Duke Riley Burgees attributed to seditious faction of Marblehead Militia 2007 [detail of vitrine displaying items salvaged from the vessel, including "Tooth of giant sperm whale believed to have been engraved by Davis"]
Duke Riley After the Battle of Brooklyn 2007 ink on canary paper 87" x 86" [detail of installation]
Duke Riley Curtains for the Free World 2007 ink on canary paper 74" x 111" [detail of installation]
[video still from installation, showing armed NYPD harbor unit capturing The Acorn at sea]
Duke Riley The Acorn Submarine 2007 approximately 8' x 6' [installation view]
[detail of the The Acorn cabin seen through the lower porthole revealing ship's library, evidence of exhausted rum ration, and hull damage suffered during seizure of the vessel by the Coast Guard]
[detail of The Acorn cabin revealing ship's library]
By this time readers of this blog won't be surprised to hear that Barry and I were at Thursday's opening of Duke Riley's show at Magnan Projects, "After the Battle of Brooklyn: East River Incognita II".
This time we are treated to the story of the interrupted voyage "The Acorn". The gallery press release explains that Riley's gallery projects are presented in gallery spaces in museum-like settings, with "artifacts of questionable provenance and mock documentaries . . . presented alongside drawings and mosaics".
This exhibition, After the Battle of Brooklyn, revolves around historical obscurities that took place in New York during the American Revolutionary War. In addition to drawings, mosaics and videos, Riley constructed a replica of the first primitive Revolutionary War submarine (The Turtle") that is propelled by a hand crank and submersible for up to 20 minutes. In 1776 George Washingtons Continental Army used these subs to target the British flagship The Eagle. Putting a contemporary spin on this idea, Riley launched his submarine (The Acorn) while the Queen Mary 2 was docked in the Brooklyn Harbor and captured the attention of the Coast Guard, NYPD and major newspapers.Riley's art appeals, and succeeds in its appeal, on virtually every level. He shows a remarkable degree of comfort with both his materials and his subject, and he uses it to describe a very personal relationship to a mélange of regional geography and history, the twenty-first century's politics of disaster and absurdity, the inescapable claims and demands of the media (including a self-referential look at news coverage of his arrest with the "Acorn" submariner), the shape of our environment and the complexity and the complications of a contemporary community, a rich surviving mythology and a healthy and very graphic omnisexuality, all of these embedded in an infectious wit. That sounds like a lot of ground to cover, but it really is all there, and it's regularly delivered to us with enormous charm, in both visual and performance art forms.
Superficially each of these pieces may at first have the aspect of a homey, antique craft and the performances may look like stunts, but it's the art that survives our scrutiny and in the end his hand skills and his adventurous exploits are revealed to be only some of the many tools Riley recruits to create this vigorous body of very creative work.

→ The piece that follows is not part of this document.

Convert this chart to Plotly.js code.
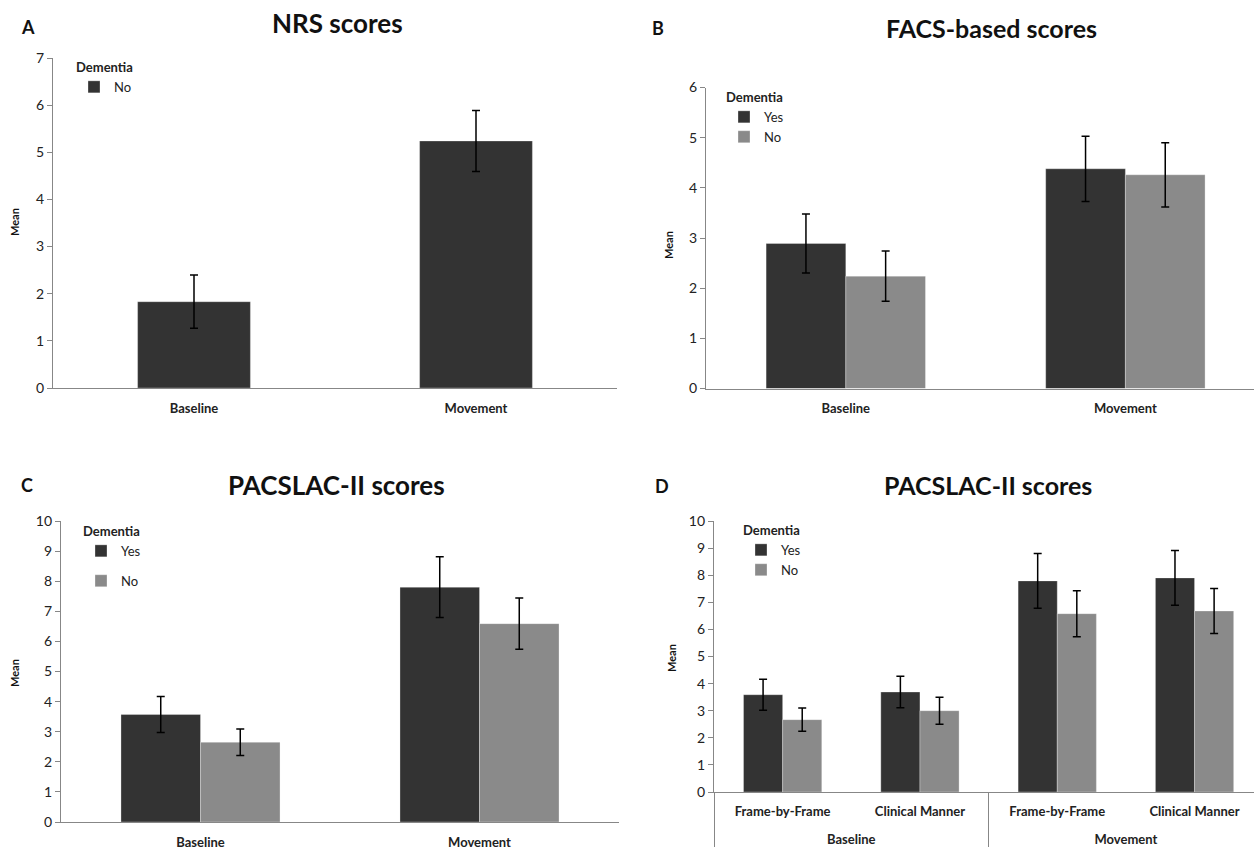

Because of the nature of the exhibition and the relative narrowness of the museum/gallery, your humble correspondent has had to confine his visual documentation to detail images of some of the displays. He would like to assure the reader that the work handsomely rewards a much less abridged examination.
The installation continues through December 22.
oh my goodness, that is a profoundly disturbing colonial scrimshaw. I thought the etchings from that era were supposed to be quaint, not demented!!